Now, we've reached the hot-potato portion of our series.
Nothing gets Angels fans more riled up than thinking about left field; specifically, the brutal 2011 season of left fielder Vernon Wells. What makes it particularly galling to many fans is the perception that uber-prospect Mike Trout, who crashed into the major leagues as a teenager last year, is being blocked by the well-paid, underperforming veteran.
Which figures to make the following comment by general manager Jerry Dipoto like nails on a chalkboard to some fans: "Vernon's our left fielder."
Dipoto made that statement Wednesday, when I asked him whether there will be a measure of competition for the spot this spring.

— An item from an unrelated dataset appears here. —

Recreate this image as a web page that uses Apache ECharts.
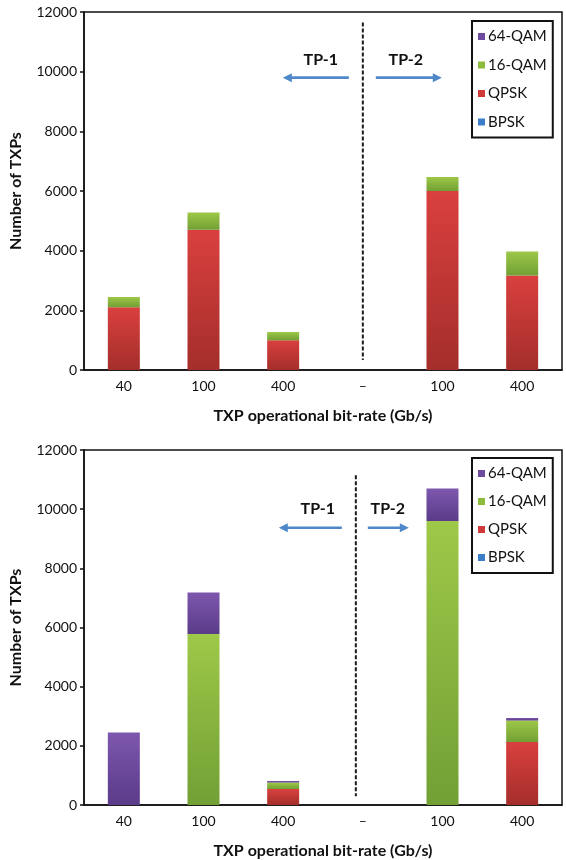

Of course, it's not strictly about talent. The Angels are on the hook to pay Wells $63 million over the next three seasons -- this for a player with the worst on-base percentage (.248) and the sixth-worst batting average (.218) in the major leagues last year among qualifying players. Few teams would be willing to leave that kind of money on their bench.
To say it's a potential conundrum is an understatement. It's widely viewed as the move that cost the last GM, Tony Reagins, his job.
Having inherited the issue, Dipoto is stuck hoping for the best.
Dipoto said he is "very confident" Wells will have a bounce-back season, citing 2008 and 2010 as examples of Wells recovering from sub-par seasons the year before.
"Being 33 years old is not archaic or over the hill by any means in baseball," Dipoto said. "He's still a very athletic guy, he plays above-average defense and he hit 25 home runs. He struggled, but he still found ways of contributing. The guy has 13 years of major league experience. In some way, shape or form, he'll get out of this."
Dipoto, a reliever, was traded twice as a player and called it "jarring both times." Perhaps the Angels' best hope for a rebound season from Wells is that he'll be more comfortable in his second season in Anaheim after playing his entire career in Toronto.
Dipoto said the Angels "will make sure [Trout] is playing every day, regardless of where he is," which seems to rule out a spot for the 20-year-old speedster on the major-league roster on Opening Day. That assumes that all three starting outfielders are healthy.
Trout batted .220 with five home runs in 123 at-bats with the Angels last year and retains his rookie status entering 2012. His next game at Triple-A will be his first, as the Angels summoned him to Anaheim directly from the team's Double-A Arkansas affiliate twice last year.
"Guys who make their debuts as teenagers are in a selective class. He's got a huge upside and we'll make sure he gets his reps. With our current setup, there's no reason to rush him," Dipoto said.